Third Sunday of Ordinary Time
January 22, 2006


On a scale of 1-10, how alive are you?

A pastor once began his homily by announcing, “Everyone in this parish is going to die!” The people shuddered, except for one man in the back who started chuckling. The pastor then repeated, “Everyone in this parish is going to die!” Again the congregation shuddered, but the same man chuckled even louder. The pastor said it a third time and once more the man laughed. Frustrated, the pastor asked the man why he was laughing. “Father,” he said, “I’m not from this parish.” (Story from a homily by Fr. Phil Bloom)

I think that most of my life, I have been the man laughing in the back of church. Though I know I am getting older, though I know that I won’t live forever, I presume that there will always be a tomorrow for me. I presume that morning will dawn for me, and that I’ll have another chance to get it right. “Father, I am not from this parish,” is how I have lived most of my days.

So it is not without a little trepidation that I hear today’s readings. From Paul’s direct bow shot: “Brothers and Sisters, time is running out” to the inaugural address of Jesus in Mark’s Gospel: “Now is the time of fulfillment. The kingdom of God is at hand. Repent and believe the good news,” the message is the same. Everyone in this parish is going to die. But, in an interesting twist on the apocalyptic pronouncements, rather than focus in on the dying part, Jesus would have us looking at the LIVING part of life.

Instead of continuing with the usual gloom and doom, fire and brimstone approach that I am accustomed to hearing from apocalyptic literature, Jesus moves directly from ‘repent and believe’ to calling the first disciples. And note that Jesus called his first disciples right from the ordinary things they were doing in their ordinary days. And told them: TODAY! NOW! THIS TIME! THIS PLACE! This is the moment to be fishers of men. This is the time when you can experience the kingdom of God. Act now and quickly, not because you are going to die (though you are) but because when you act, when you leave Father and mother and livelihood behind to follow and serve, you will experience the time of fulfillment.

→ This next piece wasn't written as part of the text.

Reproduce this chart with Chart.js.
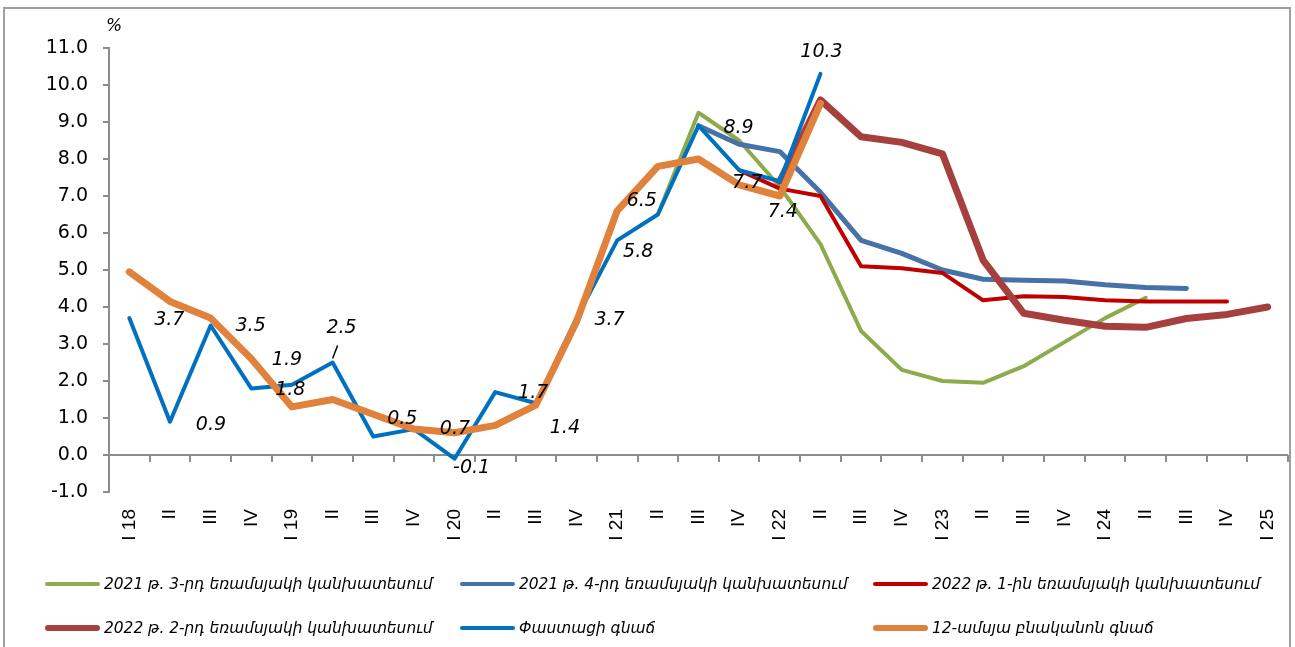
<!DOCTYPE html>
<html>
<head>
<meta charset="utf-8">
<script src="https://cdn.jsdelivr.net/npm/chart.js@4.4.1/dist/chart.umd.min.js"></script>
<style>
html,body{margin:0;padding:0;background:#fff;}
#wrap{position:relative;width:1295px;height:647px;overflow:hidden;background:#fff;}
#frame{position:absolute;left:3px;top:7px;width:1288px;height:700px;border:2px solid #a0a0a0;box-sizing:border-box;}
#c{position:absolute;left:0;top:0;}
#legend{position:absolute;left:0;top:0;width:1295px;height:647px;pointer-events:none;font-family:"DejaVu Sans",sans-serif;font-style:italic;font-size:15.4px;color:#000;}
.item{position:absolute;display:flex;align-items:center;height:24px;white-space:nowrap;}
.sw{width:55px;border-radius:3px;margin-right:4px;}
</style>
</head>
<body>
<div id="wrap">
  <div id="frame"></div>
  <canvas id="c" width="1295" height="647"></canvas>
  <div id="legend"></div>
</div>
<script>
// ---------- data ----------
const categories = ['I 18','II','III','IV','I 19','II','III','IV','I 20','II','III','IV',
  'I 21','II','III','IV','I 22','II','III','IV','I 23','II','III','IV','I 24','II','III','IV','I 25'];

const forecast2021Q3 = [null,null,null,null,null,null,null,null,null,null,null,null,null,
  6.5,9.25,8.5,7.25,5.7,3.35,2.3,2.0,1.95,2.4,3.05,3.7,4.25,null,null,null];
const forecast2021Q4 = [null,null,null,null,null,null,null,null,null,null,null,null,null,null,
  8.9,8.4,8.2,7.1,5.8,5.45,5.0,4.75,4.72,4.7,4.6,4.53,4.5,null,null];
const forecast2022Q1 = [null,null,null,null,null,null,null,null,null,null,null,null,null,null,null,
  7.7,7.2,7.0,5.1,5.05,4.92,4.18,4.29,4.27,4.18,4.15,4.15,4.15,null];
const forecast2022Q2 = [null,null,null,null,null,null,null,null,null,null,null,null,null,null,null,null,
  7.4,9.6,8.6,8.45,8.14,5.27,3.83,3.64,3.48,3.45,3.69,3.8,4.0];
const actualInflation = [3.7,0.9,3.5,1.8,1.9,2.5,0.5,0.7,-0.1,1.7,1.4,3.7,5.8,6.5,8.9,7.7,7.4,10.3,
  null,null,null,null,null,null,null,null,null,null,null];
const coreInflation = [4.95,4.15,3.7,2.6,1.3,1.5,1.1,0.7,0.6,0.8,1.35,3.6,6.6,7.8,8.0,7.3,7.0,9.5,
  null,null,null,null,null,null,null,null,null,null,null];

const yTicks = [-1,0,1,2,3,4,5,6,7,8,9,10,11];

const seriesLabels = [
  '2021 թ. 3-րդ եռամսյակի կանխատեսում',
  '2021 թ. 4-րդ եռամսյակի կանխատեսում',
  '2022 թ. 1-ին եռամսյակի կանխատեսում',
  '2022 թ. 2-րդ եռամսյակի կանխատեսում',
  'Փաստացի գնաճ',
  '12-ամսյա բնականոն գնաճ'
];

// ---------- style (label placement offsets, px) ----------
const labelOffsets = [[40,2],[41,3],[40,1],[39,2],[-5,-25],[9,-34],[29,-17],[41,0],[17,9],[38,1],
  [29,25],[33,2],[21,12],[-16,-13],[40,2],[8,13],[3,31],[1,-22]];
const legendCols = [45,460,873];
const legendRows = [584,628];

function ds(label,data,color,width,order){
  return {label,data,borderColor:color,backgroundColor:color,borderWidth:width,order,
    pointRadius:0,pointHoverRadius:0,tension:0,borderJoinStyle:'round',borderCapStyle:'round',spanGaps:false};
}

const datasets = [
  ds(seriesLabels[0],forecast2021Q3,'#8DAA4D',4,5),
  ds(seriesLabels[1],forecast2021Q4,'#4672A8',5,4),
  ds(seriesLabels[2],forecast2022Q1,'#C00000',4,3),
  ds(seriesLabels[3],forecast2022Q2,'#A6403F',7,2),
  ds(seriesLabels[4],actualInflation,'#0070C0',4,1),
  ds(seriesLabels[5],coreInflation,'#E0823B',7,0)
];

const annot = {
  id:'annot',
  beforeDatasetsDraw(chart){
    const {ctx, chartArea:a, scales:{x,y}} = chart;
    const y0 = y.getPixelForValue(0);
    const half = (x.getPixelForValue(1)-x.getPixelForValue(0))/2;
    ctx.save();
    ctx.strokeStyle='#8c8c8c'; ctx.lineWidth=2;
    ctx.beginPath(); ctx.moveTo(a.left,y0); ctx.lineTo(a.right,y0); ctx.stroke();
    ctx.beginPath();
    for(let i=0;i<categories.length;i++){
      const px = Math.round(x.getPixelForValue(i)+half);
      ctx.moveTo(px,y0); ctx.lineTo(px,y0+7);
    }
    ctx.stroke();
    ctx.restore();
  },
  afterDatasetsDraw(chart){
    const {ctx, scales:{x,y}} = chart;
    ctx.save();
    ctx.font='italic 19px "DejaVu Sans"';
    ctx.fillStyle='#000'; ctx.textAlign='center'; ctx.textBaseline='middle';
    actualInflation.forEach((v,i)=>{
      if(v===null) return;
      const px=x.getPixelForValue(i), py=y.getPixelForValue(v);
      const o=labelOffsets[i]||[0,-20];
      ctx.fillText(v.toFixed(1),px+o[0],py+o[1]);
      if(i===5){
        ctx.strokeStyle='#000'; ctx.lineWidth=1.5;
        ctx.beginPath(); ctx.moveTo(px,py-4); ctx.lineTo(px+5,py-17); ctx.stroke();
      }
    });
    ctx.font='italic 17px "DejaVu Sans"';
    ctx.textAlign='center';
    ctx.fillText('%', chart.chartArea.left+5, chart.chartArea.top-21);
    ctx.restore();
  }
};

const chart = new Chart(document.getElementById('c'),{
  type:'line',
  data:{labels:categories,datasets},
  options:{
    responsive:false,animation:false,devicePixelRatio:1,
    layout:{padding:{top:48,right:7,left:0,bottom:0}},
    plugins:{legend:{display:false},tooltip:{enabled:false}},
    scales:{
      x:{type:'category',offset:true,
        grid:{display:false},border:{display:false},
        ticks:{autoSkip:false,maxRotation:90,minRotation:90,padding:9,
          font:{family:'Liberation Sans',size:19},color:'#000'},
        afterFit(s){s.height=155; s.paddingLeft=0; s.paddingRight=0;}
      },
      y:{min:-1,max:11,
        afterBuildTicks(s){s.ticks=yTicks.map(v=>({value:v}));},
        ticks:{callback:v=>Number(v).toFixed(1),font:{family:'DejaVu Sans',size:19},color:'#000',padding:15},
        grid:{drawOnChartArea:false,drawTicks:true,tickLength:6,color:'#8c8c8c',lineWidth:2},
        border:{display:true,color:'#8c8c8c',width:2},
        afterFit(s){s.width=109;}
      }
    }
  },
  plugins:[annot]
});

// ---------- HTML legend built from datasets ----------
const leg = document.getElementById('legend');
chart.data.datasets.forEach((d,i)=>{
  const row = Math.floor(i/3), col = i%3;
  const it = document.createElement('div');
  it.className='item';
  it.style.left = legendCols[col]+'px';
  it.style.top = (legendRows[row]-12)+'px';
  const sw = document.createElement('span');
  sw.className='sw';
  sw.style.height = Math.max(4,d.borderWidth-1)+'px';
  sw.style.background = d.borderColor;
  const tx = document.createElement('span');
  tx.textContent = d.label;
  it.appendChild(sw); it.appendChild(tx);
  leg.appendChild(it);
});
</script>
</body>
</html>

My family celebrated my mom’s 81st birthday tonight. Somewhere in the middle of all of that, I looked around the room and realized how much I love my family and how important they are. Right there, in the middle of our dinner conversations, was an experience of the kingdom. Or when you realize that instead of yelling at your dorm neighbor who was playing his music too loud, you could have been more subtle and said: “Your stereo sounds great in my room.” In that moment of repentance, when you ask him to forgive the manner of your correction – God is right there. Each moment you spend studying and helping a classmate, you are being the good news to them. All of those ordinary tasks bring you a foretaste of the kingdom, if you have eyes to see and a heart to listen.

In the SHAMELESS PLUG portion of my homily… The first talk of our upcoming College retreat called “Awakenings” is all about this truth. It is entitled “Fully Human, Fully Awake.” And every time I hear students sharing about their efforts to live FULLY AWAKE, to live into the life that is uniquely their own, I bring out that 1-10 scale of aliveness and see how I am doing. And even if my review of my week looks like I spent a day resting because I was exhausted from the day before, or was in bed sick with the flu, or was out in the workplace, as long as I bring to my living an intentional presence to the moment, then “the time of fulfillment is at hand.”

Everyone in this parish is going to die. That is a fact. However, I still find myself laughing in the back of church, not because “I am from another parish”, but because I know the secret of time. Each moment, each day, each hour IS already a living the kingdom kind of moment, that will one day explode into the fullness of that life in eternity. Till then, the kingdom of God IS at hand. Here in this Eucharist we receive, here in the lives we break open and share with one another, here in the praise and glory we give to God by our presence – we live already in the eternal life Jesus gives us.